Audio Stop 203
Pieter Claesz
Still Life with Peacock Pie, 1627
West Building, Main Floor — Gallery 50
文字起こし
ピーター・クレエス、孔雀パイのある静物画、1627年
ナレーター:
オランダの画家ピーター・クレエスが1627年に宴会料理を描いたこの作品では、孔雀パイは料理の目玉です。高価な、または輸入された食材や食器がその周りを取り囲んでいます。描かれているのは実際の宴会のための料理ではありません。むしろ、作品の購入者の富を誇示するために、ここに集められたものなのです。
カーラ・ホール:
すべてが、宴会の客、または絵の鑑賞者に対して、自分が何者で、どんな価値観を持っているかを示すための装置なのです。1627年という時代には、富を誇示したければ、画家を雇って自宅に来させ、作品を描いてもらわなければなりませんでした。 現代では、そういうことはソーシャルメディアでおこなわれています。これはとても美しい作品です。
私はカーラ・ホール、料理人です。多くの人が、テレビ番組「トップ・シェフ」で私を知っているかもしれません。私はクリエーティブならどんなものでも大好きです。
ナレーター:
パイの下には金色の塩入れと、小さな砂糖菓子の入った皿があります。
カーラ・ホール:
塩は当時、非常に高価なものでした。また砂糖も、非常に高価でした。砂糖菓子だけでなくパイ皮を見ても、この家庭にはキッチンで働く人々がいて、彼らが非常に優れた技術を持っていたことが分かります。
ナレーター:
砂糖はオランダへ、アメリカやカリブ諸島のプランテーションからもたらされたでしょう。またオリーブと白ワインは地中海沿岸地域からもたらされました。青と白の磁器のボウルは、莫大なお金をかけて中国から運ばれてきたはずです。そんなわけでこの作品は、当時の交易帝国オランダの力と繁栄を示すと同時に、これを自宅の壁に飾った人々の富と野心も暗示しているのです。

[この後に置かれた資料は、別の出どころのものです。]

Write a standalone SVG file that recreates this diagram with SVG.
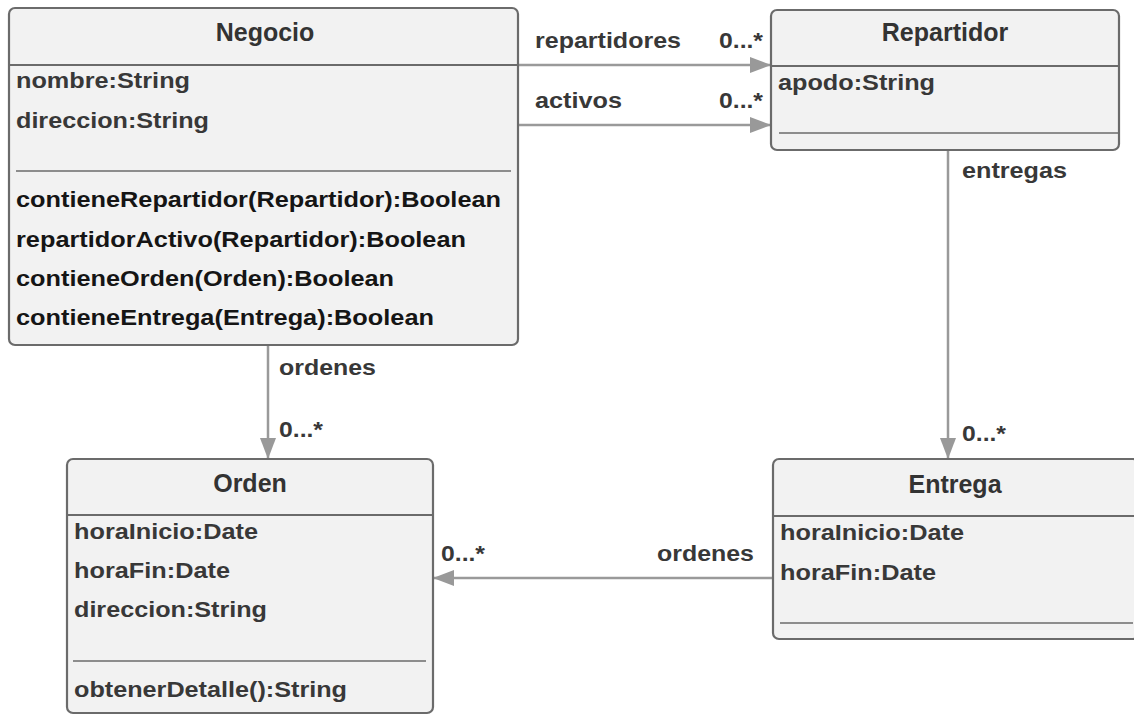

カーラは完璧な焼き色のついたパイ皮に魅了されているようです。しかし、パイの中味を示す、その上に置かれた詰め物入りの孔雀は?
カーラ・ホール:
それは明らかに、食べられるものではありません。現代でいえば、これは純金を間にはさんだハンバーガーのようなものでしょう。これを食べることはありません。金はおいしくありませんから。でも富の象徴として、そして所有者には高価なものにお金を払う余裕があるから、ここに登場させているのです。